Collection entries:

┏━━

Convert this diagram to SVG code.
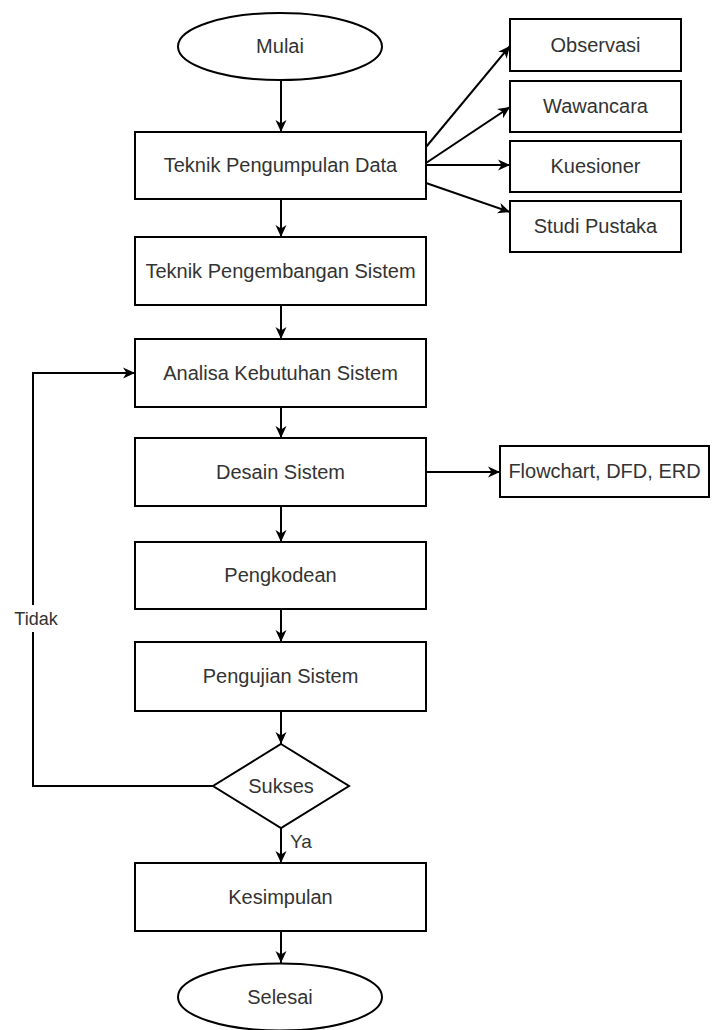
<svg xmlns="http://www.w3.org/2000/svg" width="714" height="1030" viewBox="0 0 714 1030">
<style>
.n{fill:#fff;stroke:#000;stroke-width:2}
.t{font-family:"Liberation Sans",Arial,sans-serif;font-size:20px;fill:#333;text-anchor:middle}
.lbl{font-family:"Liberation Sans",Arial,sans-serif;font-size:18px;fill:#333}
.c{fill:none;stroke:#000;stroke-width:2}
</style>
<defs>
<marker id="arr" markerUnits="userSpaceOnUse" markerWidth="13" markerHeight="13" viewBox="0 0 13 13" refX="12" refY="6.5" orient="auto">
<path d="M0,1 L12,6.5 L0,12 L3.5,6.5 Z" fill="#000"/>
</marker>
</defs>
<rect width="714" height="1030" fill="#fff"/>
<g id="connectors">
<line class="c" x1="281" y1="80" x2="281" y2="132" marker-end="url(#arr)"/>
<line class="c" x1="281" y1="199" x2="281" y2="237" marker-end="url(#arr)"/>
<line class="c" x1="281" y1="305" x2="281" y2="339" marker-end="url(#arr)"/>
<line class="c" x1="281" y1="407" x2="281" y2="438" marker-end="url(#arr)"/>
<line class="c" x1="281" y1="506" x2="281" y2="542" marker-end="url(#arr)"/>
<line class="c" x1="281" y1="609" x2="281" y2="642" marker-end="url(#arr)"/>
<line class="c" x1="281" y1="711" x2="281" y2="744" marker-end="url(#arr)"/>
<line class="c" x1="281" y1="828" x2="281" y2="863" marker-end="url(#arr)"/>
<line class="c" x1="281" y1="931" x2="281" y2="963" marker-end="url(#arr)"/>
<line class="c" x1="426" y1="147" x2="510" y2="46" marker-end="url(#arr)"/>
<line class="c" x1="426" y1="163" x2="510" y2="107" marker-end="url(#arr)"/>
<line class="c" x1="426" y1="165" x2="510" y2="165" marker-end="url(#arr)"/>
<line class="c" x1="426" y1="183" x2="510" y2="212" marker-end="url(#arr)"/>
<line class="c" x1="426" y1="472" x2="500" y2="472" marker-end="url(#arr)"/>
<polyline class="c" points="213,786 33,786 33,373 135,373" marker-end="url(#arr)"/>
<rect x="12" y="605" width="48" height="27" fill="#fff"/>
<text class="lbl" x="36" y="625" text-anchor="middle">Tidak</text>
<text class="lbl" x="290" y="848" style="font-size:19px">Ya</text>
</g>
<g id="mulai"><ellipse class="n" cx="280" cy="46.5" rx="102" ry="33.5"/><text class="t" x="280" y="53">Mulai</text></g>
<g id="pengumpulan"><rect class="n" x="135" y="132" width="291" height="67"/><text class="t" x="280.5" y="172">Teknik Pengumpulan Data</text></g>
<g id="observasi"><rect class="n" x="510" y="19" width="171" height="52"/><text class="t" x="595.5" y="51.5">Observasi</text></g>
<g id="wawancara"><rect class="n" x="510" y="81" width="171" height="51"/><text class="t" x="595.5" y="113">Wawancara</text></g>
<g id="kuesioner"><rect class="n" x="510" y="141" width="171" height="51"/><text class="t" x="595.5" y="173">Kuesioner</text></g>
<g id="studi"><rect class="n" x="510" y="201" width="171" height="51"/><text class="t" x="595.5" y="233">Studi Pustaka</text></g>
<g id="pengembangan"><rect class="n" x="135" y="237" width="291" height="68"/><text class="t" x="280.5" y="277.5">Teknik Pengembangan Sistem</text></g>
<g id="analisa"><rect class="n" x="135" y="339" width="291" height="68"/><text class="t" x="280.5" y="379.5">Analisa Kebutuhan Sistem</text></g>
<g id="desain"><rect class="n" x="135" y="438" width="291" height="68"/><text class="t" x="280.5" y="478.5">Desain Sistem</text></g>
<g id="flowchart"><rect class="n" x="500" y="446" width="209" height="51"/><text class="t" x="604.5" y="478">Flowchart, DFD, ERD</text></g>
<g id="pengkodean"><rect class="n" x="135" y="542" width="291" height="67"/><text class="t" x="280.5" y="582">Pengkodean</text></g>
<g id="pengujian"><rect class="n" x="135" y="642" width="291" height="69"/><text class="t" x="280.5" y="683">Pengujian Sistem</text></g>
<g id="sukses"><polygon class="n" points="281,744 349,786 281,828 213,786"/><text class="t" x="281" y="793">Sukses</text></g>
<g id="kesimpulan"><rect class="n" x="135" y="863" width="291" height="68"/><text class="t" x="280.5" y="903.5">Kesimpulan</text></g>
<g id="selesai"><ellipse class="n" cx="280" cy="997" rx="102" ry="33.5"/><text class="t" x="280" y="1003.5">Selesai</text></g>
</svg>
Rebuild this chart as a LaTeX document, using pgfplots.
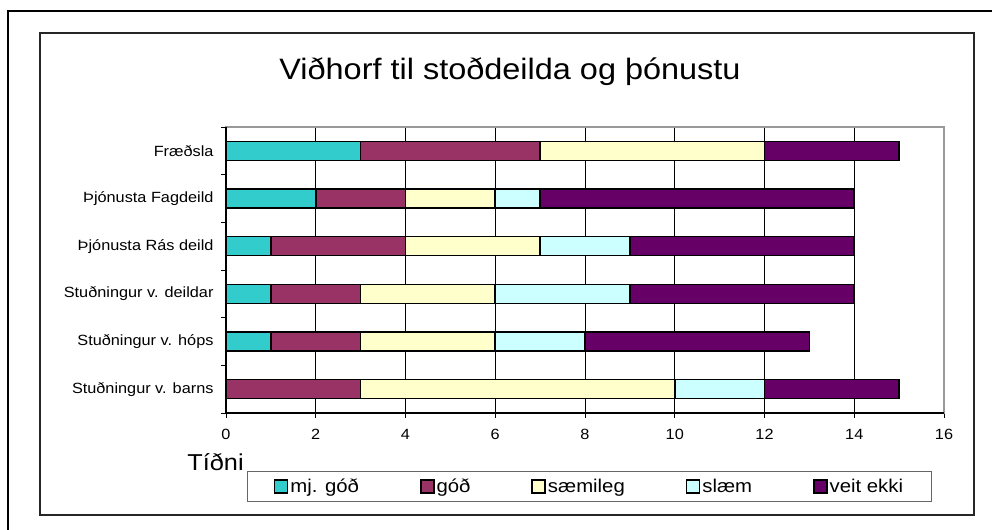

┗━━

▶ _Short problem_
Look through the entries above; copy every line holding the string "this".

▶ _Response_
Convert this diagram to SVG code.
Rebuild this chart as a LaTeX document, using pgfplots.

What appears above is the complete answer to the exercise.